━━ Recorded information

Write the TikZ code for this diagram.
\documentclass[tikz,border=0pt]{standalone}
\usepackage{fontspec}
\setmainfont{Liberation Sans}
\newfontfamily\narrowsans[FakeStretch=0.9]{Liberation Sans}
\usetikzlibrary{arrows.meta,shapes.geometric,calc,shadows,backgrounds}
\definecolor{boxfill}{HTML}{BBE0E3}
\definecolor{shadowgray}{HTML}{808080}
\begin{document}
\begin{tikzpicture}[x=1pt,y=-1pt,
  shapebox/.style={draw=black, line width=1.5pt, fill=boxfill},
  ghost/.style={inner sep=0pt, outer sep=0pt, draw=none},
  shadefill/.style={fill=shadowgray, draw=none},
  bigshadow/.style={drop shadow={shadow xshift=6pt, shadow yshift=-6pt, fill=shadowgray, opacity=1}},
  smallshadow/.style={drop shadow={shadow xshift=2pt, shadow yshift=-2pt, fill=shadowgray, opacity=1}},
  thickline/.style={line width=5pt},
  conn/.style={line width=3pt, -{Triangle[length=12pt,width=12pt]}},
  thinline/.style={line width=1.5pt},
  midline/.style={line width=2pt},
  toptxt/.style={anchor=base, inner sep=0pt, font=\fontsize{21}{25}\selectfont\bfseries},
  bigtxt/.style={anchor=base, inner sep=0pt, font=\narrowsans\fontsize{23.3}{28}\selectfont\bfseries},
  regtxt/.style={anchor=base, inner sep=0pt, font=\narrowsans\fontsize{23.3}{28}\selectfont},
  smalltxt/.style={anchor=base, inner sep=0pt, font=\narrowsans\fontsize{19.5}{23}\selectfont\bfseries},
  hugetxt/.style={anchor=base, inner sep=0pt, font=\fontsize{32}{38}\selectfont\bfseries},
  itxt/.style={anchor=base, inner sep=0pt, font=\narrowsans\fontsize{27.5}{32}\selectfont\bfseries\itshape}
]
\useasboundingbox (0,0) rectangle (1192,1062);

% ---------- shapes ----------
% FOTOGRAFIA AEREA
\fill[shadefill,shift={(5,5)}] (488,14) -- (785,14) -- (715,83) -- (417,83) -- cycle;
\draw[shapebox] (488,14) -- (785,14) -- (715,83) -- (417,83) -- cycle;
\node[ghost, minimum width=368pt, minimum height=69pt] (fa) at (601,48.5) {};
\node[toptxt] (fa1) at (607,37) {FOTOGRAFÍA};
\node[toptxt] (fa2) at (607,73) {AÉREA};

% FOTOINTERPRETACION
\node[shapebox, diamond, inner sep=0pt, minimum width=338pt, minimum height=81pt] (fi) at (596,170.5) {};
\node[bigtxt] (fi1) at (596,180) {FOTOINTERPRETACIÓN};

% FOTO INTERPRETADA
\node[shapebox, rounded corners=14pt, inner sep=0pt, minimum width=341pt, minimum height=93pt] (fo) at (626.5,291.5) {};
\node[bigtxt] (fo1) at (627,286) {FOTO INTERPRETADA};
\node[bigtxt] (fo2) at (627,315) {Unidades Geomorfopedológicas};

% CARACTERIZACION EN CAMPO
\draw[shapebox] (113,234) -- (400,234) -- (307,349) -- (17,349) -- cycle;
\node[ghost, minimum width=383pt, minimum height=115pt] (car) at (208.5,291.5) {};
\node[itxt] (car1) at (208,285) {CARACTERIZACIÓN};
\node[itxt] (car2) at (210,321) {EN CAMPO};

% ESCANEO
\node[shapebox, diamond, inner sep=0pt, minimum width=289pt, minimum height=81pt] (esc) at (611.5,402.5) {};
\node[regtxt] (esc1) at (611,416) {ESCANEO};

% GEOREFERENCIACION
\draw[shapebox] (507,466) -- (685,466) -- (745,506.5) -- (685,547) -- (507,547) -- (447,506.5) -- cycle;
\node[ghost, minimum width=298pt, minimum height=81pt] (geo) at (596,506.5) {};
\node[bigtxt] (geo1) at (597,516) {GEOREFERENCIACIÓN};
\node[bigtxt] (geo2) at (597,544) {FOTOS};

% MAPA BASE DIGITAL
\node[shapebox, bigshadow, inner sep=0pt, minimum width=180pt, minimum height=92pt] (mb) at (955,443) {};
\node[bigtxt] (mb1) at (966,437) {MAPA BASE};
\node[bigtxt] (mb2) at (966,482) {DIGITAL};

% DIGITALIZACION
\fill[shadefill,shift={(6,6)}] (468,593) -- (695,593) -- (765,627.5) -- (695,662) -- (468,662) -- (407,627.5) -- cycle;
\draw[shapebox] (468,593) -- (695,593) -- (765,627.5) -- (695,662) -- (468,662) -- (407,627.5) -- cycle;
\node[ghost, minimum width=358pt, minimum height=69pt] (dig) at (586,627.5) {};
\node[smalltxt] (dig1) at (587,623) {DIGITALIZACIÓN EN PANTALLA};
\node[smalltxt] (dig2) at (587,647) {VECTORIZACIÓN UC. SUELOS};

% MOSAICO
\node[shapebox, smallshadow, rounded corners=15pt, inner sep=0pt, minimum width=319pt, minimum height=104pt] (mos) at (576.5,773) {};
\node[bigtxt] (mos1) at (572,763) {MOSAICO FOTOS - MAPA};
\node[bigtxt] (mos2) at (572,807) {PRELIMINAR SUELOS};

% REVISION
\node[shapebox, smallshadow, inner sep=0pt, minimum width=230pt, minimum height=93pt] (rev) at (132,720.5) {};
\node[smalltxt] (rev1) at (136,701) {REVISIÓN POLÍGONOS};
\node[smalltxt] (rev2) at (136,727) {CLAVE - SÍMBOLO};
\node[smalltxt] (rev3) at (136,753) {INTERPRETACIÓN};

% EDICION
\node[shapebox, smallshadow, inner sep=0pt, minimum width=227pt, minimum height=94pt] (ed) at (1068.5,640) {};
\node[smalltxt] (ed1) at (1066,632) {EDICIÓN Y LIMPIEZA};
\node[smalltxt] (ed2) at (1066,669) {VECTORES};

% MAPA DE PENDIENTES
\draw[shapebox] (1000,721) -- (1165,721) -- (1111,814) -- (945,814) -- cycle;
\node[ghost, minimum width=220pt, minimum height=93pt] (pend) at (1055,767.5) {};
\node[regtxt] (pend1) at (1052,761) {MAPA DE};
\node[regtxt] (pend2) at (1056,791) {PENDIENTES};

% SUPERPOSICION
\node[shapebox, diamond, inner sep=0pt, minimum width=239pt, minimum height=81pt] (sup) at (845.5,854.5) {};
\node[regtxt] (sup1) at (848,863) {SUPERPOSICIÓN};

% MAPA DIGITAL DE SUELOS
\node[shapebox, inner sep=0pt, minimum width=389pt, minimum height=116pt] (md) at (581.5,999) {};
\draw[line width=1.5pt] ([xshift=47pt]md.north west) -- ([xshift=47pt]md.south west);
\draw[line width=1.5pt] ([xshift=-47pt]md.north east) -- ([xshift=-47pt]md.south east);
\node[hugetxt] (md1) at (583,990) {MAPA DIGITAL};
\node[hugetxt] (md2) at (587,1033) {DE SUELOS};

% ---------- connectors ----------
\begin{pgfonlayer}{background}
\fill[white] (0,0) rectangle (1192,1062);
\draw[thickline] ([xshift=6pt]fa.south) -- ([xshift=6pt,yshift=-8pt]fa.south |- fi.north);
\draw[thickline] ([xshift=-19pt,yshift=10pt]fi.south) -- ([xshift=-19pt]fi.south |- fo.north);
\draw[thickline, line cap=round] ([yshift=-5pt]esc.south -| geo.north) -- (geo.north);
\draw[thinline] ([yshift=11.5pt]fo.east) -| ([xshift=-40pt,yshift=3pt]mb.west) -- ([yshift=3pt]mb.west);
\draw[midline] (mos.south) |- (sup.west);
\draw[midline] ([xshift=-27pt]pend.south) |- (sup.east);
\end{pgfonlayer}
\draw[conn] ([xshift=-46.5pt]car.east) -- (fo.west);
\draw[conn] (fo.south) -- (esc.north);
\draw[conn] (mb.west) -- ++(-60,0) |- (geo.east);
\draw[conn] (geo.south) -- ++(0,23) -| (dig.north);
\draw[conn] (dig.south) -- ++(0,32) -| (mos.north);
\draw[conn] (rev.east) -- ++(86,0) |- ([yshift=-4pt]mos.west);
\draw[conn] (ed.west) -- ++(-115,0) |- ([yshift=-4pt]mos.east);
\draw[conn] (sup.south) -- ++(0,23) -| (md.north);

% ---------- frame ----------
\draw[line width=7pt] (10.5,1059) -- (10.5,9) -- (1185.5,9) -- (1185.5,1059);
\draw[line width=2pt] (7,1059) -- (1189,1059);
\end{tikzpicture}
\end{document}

━━━━

*Required task*
Quote the listing above from its first line to the line with "(fi1) at (596,180)", inclusive, and add nothing.

*Final answer*
Write the TikZ code for this diagram.
\documentclass[tikz,border=0pt]{standalone}
\usepackage{fontspec}
\setmainfont{Liberation Sans}
\newfontfamily\narrowsans[FakeStretch=0.9]{Liberation Sans}
\usetikzlibrary{arrows.meta,shapes.geometric,calc,shadows,backgrounds}
\definecolor{boxfill}{HTML}{BBE0E3}
\definecolor{shadowgray}{HTML}{808080}
\begin{document}
\begin{tikzpicture}[x=1pt,y=-1pt,
  shapebox/.style={draw=black, line width=1.5pt, fill=boxfill},
  ghost/.style={inner sep=0pt, outer sep=0pt, draw=none},
  shadefill/.style={fill=shadowgray, draw=none},
  bigshadow/.style={drop shadow={shadow xshift=6pt, shadow yshift=-6pt, fill=shadowgray, opacity=1}},
  smallshadow/.style={drop shadow={shadow xshift=2pt, shadow yshift=-2pt, fill=shadowgray, opacity=1}},
  thickline/.style={line width=5pt},
  conn/.style={line width=3pt, -{Triangle[length=12pt,width=12pt]}},
  thinline/.style={line width=1.5pt},
  midline/.style={line width=2pt},
  toptxt/.style={anchor=base, inner sep=0pt, font=\fontsize{21}{25}\selectfont\bfseries},
  bigtxt/.style={anchor=base, inner sep=0pt, font=\narrowsans\fontsize{23.3}{28}\selectfont\bfseries},
  regtxt/.style={anchor=base, inner sep=0pt, font=\narrowsans\fontsize{23.3}{28}\selectfont},
  smalltxt/.style={anchor=base, inner sep=0pt, font=\narrowsans\fontsize{19.5}{23}\selectfont\bfseries},
  hugetxt/.style={anchor=base, inner sep=0pt, font=\fontsize{32}{38}\selectfont\bfseries},
  itxt/.style={anchor=base, inner sep=0pt, font=\narrowsans\fontsize{27.5}{32}\selectfont\bfseries\itshape}
]
\useasboundingbox (0,0) rectangle (1192,1062);

% ---------- shapes ----------
% FOTOGRAFIA AEREA
\fill[shadefill,shift={(5,5)}] (488,14) -- (785,14) -- (715,83) -- (417,83) -- cycle;
\draw[shapebox] (488,14) -- (785,14) -- (715,83) -- (417,83) -- cycle;
\node[ghost, minimum width=368pt, minimum height=69pt] (fa) at (601,48.5) {};
\node[toptxt] (fa1) at (607,37) {FOTOGRAFÍA};
\node[toptxt] (fa2) at (607,73) {AÉREA};

% FOTOINTERPRETACION
\node[shapebox, diamond, inner sep=0pt, minimum width=338pt, minimum height=81pt] (fi) at (596,170.5) {};
\node[bigtxt] (fi1) at (596,180) {FOTOINTERPRETACIÓN};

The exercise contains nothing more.